Computer code is not comparable to a book. A better comparison would be a blueprint or a recipe. If Coca-Cola publishes their recipe wide and far for anybody to read, would you rage together with them when another beverage company starts selling drinks together with them?

Computer code is also not comparable with a wallet thrown onto a busy street corner.

Can you decide, whether you are OK with unfit comparisons or not, instead of trying to have it both ways?

Good point! However, a book is nothing more and nothing less than its content. Code you can copy and implement wherever you want, and nobody necessarily would know it, unless you also publish it as open source.

Let me make a music comparison. If Metallica or Michael Jackson uploaded all their raw recording tracks to Napster and The Pirate Bay. The DAW files, or the separate instrument and voice tapes. Do they have a right to then get mad if people use those files to make remixes and edits?

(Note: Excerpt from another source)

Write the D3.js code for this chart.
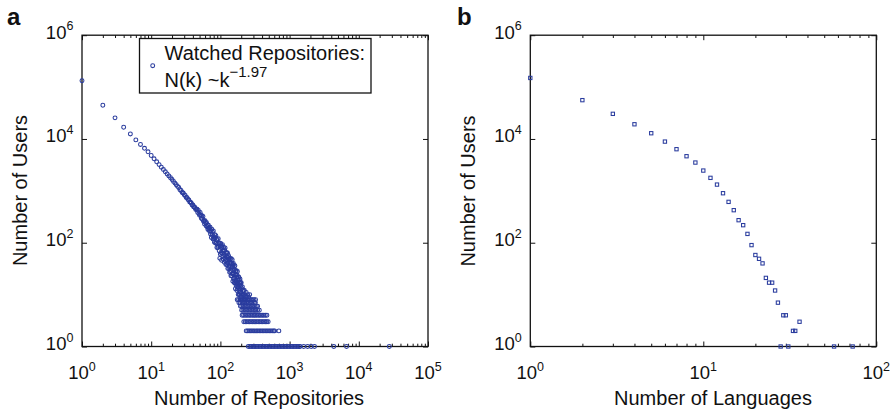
<!DOCTYPE html>
<html><head><meta charset="utf-8">
<script src="https://cdn.jsdelivr.net/npm/d3@7"></script>
<style>
body{margin:0;background:#fff}
svg{display:block}
text{font-family:"Liberation Sans",Arial,Helvetica,sans-serif;fill:#111}
</style>
</head><body>
<svg id="chart" width="896" height="413"></svg>
<script>
// ---------- DATA ----------
// Panel a: number of users N(k) watching k repositories, k = 1, 2, 3, ... (consecutive)
const watchedUsers = [
  133000, 44700, 25500, 16800, 12500, 9600, 7850, 6600, 5650, 4800,
  4145, 3625, 3205, 2860, 2571, 2328, 2120, 1942, 1786, 1650,
  1522, 1410, 1310, 1221, 1160, 1052, 1020, 930, 905, 838,
  812, 748, 735, 680, 668, 611, 604, 580, 536, 532,
  494, 490, 472, 438, 441, 442, 382, 420, 365, 338,
  383, 341, 295, 330, 285, 319, 259, 265, 230, 267,
  245, 212, 244, 204, 218, 180, 218, 183, 190, 166,
  198, 147, 170, 126, 182, 141, 158, 118, 169, 121,
  128, 102, 143, 124, 99, 137, 98, 114, 81, 116,
  95, 81, 120, 85, 98, 70, 99, 50, 85, 60,
  97, 65, 82, 46, 86, 63, 92, 54, 69, 48,
  82, 59, 70, 42, 73, 50, 79, 45, 58, 38,
  63, 46, 65, 39, 54, 41, 63, 32, 52, 41,
  56, 33, 47, 35, 50, 27, 42, 34, 49, 28,
  40, 23, 49, 29, 40, 23, 34, 47, 25, 35,
  18, 38, 25, 40, 20, 29, 21, 35, 17, 30,
  22, 36, 17, 24, 13, 29, 18, 24, 15, 29,
  16, 22, 12, 24, 17, 28, 13, 19, 14, 22,
  10, 19, 14, 22, 12, 17, 10, 19, 13, 17,
  10, 20, 11, 14, 8, 17, 11, 15, 9, 17
];
// Panel a: scattered points beyond k = 200
const extraRepos = [202, 204, 206, 208, 210, 212, 214, 216, 218, 220, 222, 224, 226, 228, 230, 236, 242, 248, 256, 265];
const extraUsers = [10, 13, 8, 14, 10, 12, 7, 12, 8, 10, 12, 7, 10, 8, 9, 11, 9, 10, 9, 10];
// Panel a: low user counts and the repository counts at which they occur
const lowCountUsers = [8, 7, 6, 5, 4, 3, 2, 1];
const lowCountRepos = [
  [175, 183, 192, 201, 211, 222, 231, 243, 254, 266, 279, 292, 306, 322],
  [185, 193, 204, 213, 224, 236, 247, 259, 271, 284, 297, 311, 320],
  [195, 204, 215, 226, 237, 248, 260, 273, 287, 300, 316, 331, 345],
  [203, 212, 223, 234, 246, 258, 270, 284, 298, 312, 328, 345, 365],
  [206, 216, 227, 238, 250, 262, 275, 289, 303, 318, 334, 351, 368, 386, 405, 425, 446, 470],
  [218, 229, 240, 252, 264, 277, 291, 305, 320, 336, 352, 370, 388, 407, 427, 448, 468, 490],
  [236, 248, 260, 273, 286, 300, 315, 331, 347, 364, 382, 401, 421, 442, 464, 487, 511, 536, 562, 590, 610, 700],
  [253, 266, 279, 293, 307, 322, 338, 355, 373, 391, 411, 431, 453, 475, 499, 524, 550, 577, 606, 636,
   668, 701, 736, 773, 812, 852, 895, 940, 987, 1036, 1088, 1142, 1199, 1259, 1322, 1388, 1410,
   1600, 1820, 2050, 2290, 4350, 6650, 27600]
];
// Panel b: number of users by number of languages
const languageCounts = [1, 2, 3, 4, 5, 6, 7, 8, 9, 10, 11, 12, 13, 14, 15, 16, 17, 18, 19, 20,
  21, 22, 23, 24, 25, 26, 27, 28, 29, 30, 31, 33, 34, 36, 57, 73];
const languageUsers = [150000, 56000, 30500, 19200, 12900, 8900, 6350, 4650, 3510, 2460,
  1780, 1320, 900, 613, 424, 272, 218, 148, 90, 58,
  49, 40, 21, 17, 17, 12, 7, 1, 4, 4, 1, 2, 2, 3, 1, 1];

const yTickExps = [0, 2, 4, 6];
const xTickExpsA = [0, 1, 2, 3, 4, 5];
const xTickExpsB = [0, 1, 2];

// ---------- DRAW ----------
const svg = d3.select("#chart");
const BLUE = "#2a3c9e";
const Y0 = 35.2, Y1 = 346.5;

function panel(o) {
  const x = d3.scaleLog().domain([1, 10 ** d3.max(o.xExps)]).range([o.x0, o.x1]);
  const y = d3.scaleLog().domain([1, 1e6]).range([Y1, Y0]);
  const g = svg.append("g");
  const majorX = o.xExps.map(e => 10 ** e);
  const minorX = [];
  o.xExps.slice(0, -1).forEach(e => { for (let m = 2; m <= 9; m++) minorX.push(m * 10 ** e); });
  const majorY = yTickExps.map(e => 10 ** e);

  const tick = (sel) => { sel.select(".domain").remove(); sel.selectAll("line").attr("stroke", "#111").attr("stroke-width", 1); };
  g.append("g").attr("transform", `translate(0,${Y1})`).call(d3.axisBottom(x).tickValues(majorX).tickSize(-5).tickFormat("")).call(tick);
  g.append("g").attr("transform", `translate(0,${Y1})`).call(d3.axisBottom(x).tickValues(minorX).tickSize(-2.8).tickFormat("")).call(tick);
  g.append("g").attr("transform", `translate(0,${Y0})`).call(d3.axisTop(x).tickValues(majorX).tickSize(-5).tickFormat("")).call(tick);
  g.append("g").attr("transform", `translate(0,${Y0})`).call(d3.axisTop(x).tickValues(minorX).tickSize(-2.8).tickFormat("")).call(tick);
  g.append("g").attr("transform", `translate(${o.x0},0)`).call(d3.axisLeft(y).tickValues(majorY).tickSize(-5).tickFormat("")).call(tick);
  g.append("g").attr("transform", `translate(${o.x1},0)`).call(d3.axisRight(y).tickValues(majorY).tickSize(-5).tickFormat("")).call(tick);

  g.append("rect").attr("x", o.x0).attr("y", Y0).attr("width", o.x1 - o.x0).attr("height", Y1 - Y0)
    .attr("fill", "none").attr("stroke", "#111").attr("stroke-width", 1.3);

  // x tick labels
  o.xExps.forEach(e => {
    const t = g.append("text").attr("x", x(10 ** e)).attr("y", Y1 + 32.5).attr("text-anchor", "middle").style("font-size", "18.5px");
    t.append("tspan").text("10");
    t.append("tspan").attr("dy", -8.5).style("font-size", "12.5px").text(e);
  });
  // y tick labels
  yTickExps.forEach(e => {
    const t = g.append("text").attr("x", o.x0 - 8.6).attr("y", y(10 ** e) + 3.5).attr("text-anchor", "end").style("font-size", "18.5px");
    t.append("tspan").text("10");
    t.append("tspan").attr("dy", -8.3).style("font-size", "12.5px").text(e);
  });
  // axis titles
  g.append("text").attr("x", o.xLabelX).attr("y", 405).attr("text-anchor", "middle").style("font-size", "20px").text(o.xLabel);
  g.append("text").attr("transform", `translate(${o.yLabelX},${o.yLabelY}) rotate(-90)`).attr("text-anchor", "middle").style("font-size", "20px").text("Number of Users");
  // panel letter
  g.append("text").attr("x", o.letterX).attr("y", 25).style("font-size", "24px").style("font-weight", "bold").text(o.letter);
  return { g, x, y };
}

// Panel a
const A = panel({ x0: 82, x1: 428, xExps: xTickExpsA, xLabel: "Number of Repositories", xLabelX: 259, yLabelX: 26.5, yLabelY: 190.5, letter: "a", letterX: 7 });
const ptsA = watchedUsers.map((n, i) => [i + 1, n])
  .concat(extraRepos.map((k, i) => [k, extraUsers[i]]));
lowCountUsers.forEach((n, j) => lowCountRepos[j].forEach(k => ptsA.push([k, n])));
A.g.append("g").selectAll("circle").data(ptsA).join("circle")
  .attr("cx", d => A.x(d[0])).attr("cy", d => A.y(d[1])).attr("r", 1.95)
  .attr("fill", "none").attr("stroke", BLUE).attr("stroke-width", 1.05);

// legend
const lg = A.g.append("g");
lg.append("rect").attr("x", 139.5).attr("y", 38.5).attr("width", 231.5).attr("height", 54.5)
  .attr("fill", "#fff").attr("stroke", "#111").attr("stroke-width", 1.3);
lg.append("circle").attr("cx", 152.7).attr("cy", 65.7).attr("r", 1.95).attr("fill", "none").attr("stroke", BLUE).attr("stroke-width", 1.05);
lg.append("text").attr("x", 164.5).attr("y", 59.5).style("font-size", "20px").text("Watched Repositories:");
const lt = lg.append("text").attr("x", 164.5).attr("y", 87.3).style("font-size", "20px");
lt.append("tspan").text("N(k) ~k");
lt.append("tspan").attr("dy", -10.5).style("font-size", "15px").text("\u22121.97");

// Panel b
const B = panel({ x0: 530.3, x1: 876.3, xExps: xTickExpsB, xLabel: "Number of Languages", xLabelX: 713, yLabelX: 475, yLabelY: 191, letter: "b", letterX: 457 });
const ptsB = languageCounts.map((k, i) => [k, languageUsers[i]]);
const s = 3.3;
B.g.append("g").selectAll("rect").data(ptsB).join("rect")
  .attr("x", d => B.x(d[0]) - s / 2).attr("y", d => B.y(d[1]) - s / 2).attr("width", s).attr("height", s)
  .attr("fill", "none").attr("stroke", BLUE).attr("stroke-width", 1.05);
</script>
</body></html>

There is a way to give away your software for free without any risk of people stealing your work: Just give the compiled binaries.

If you upload your source code to a public website explicitly created for source code sharing, which even has a one button press to copy the source code, then you have no right to be mad that somebody copied your source code. You then did everything in your might to facilitate that behaviour.

Okay, not everything. I guess FOSS people could also start hacking in to other people's computers and install their software there, so that they can turn around and be outraged that their code was stolen. That's probably the next step being prepared in the FOSS swamp right now.

> Computer code is not comparable to a book

Counterpoint: Yes, it is. Both are copyrighted under the same legal system.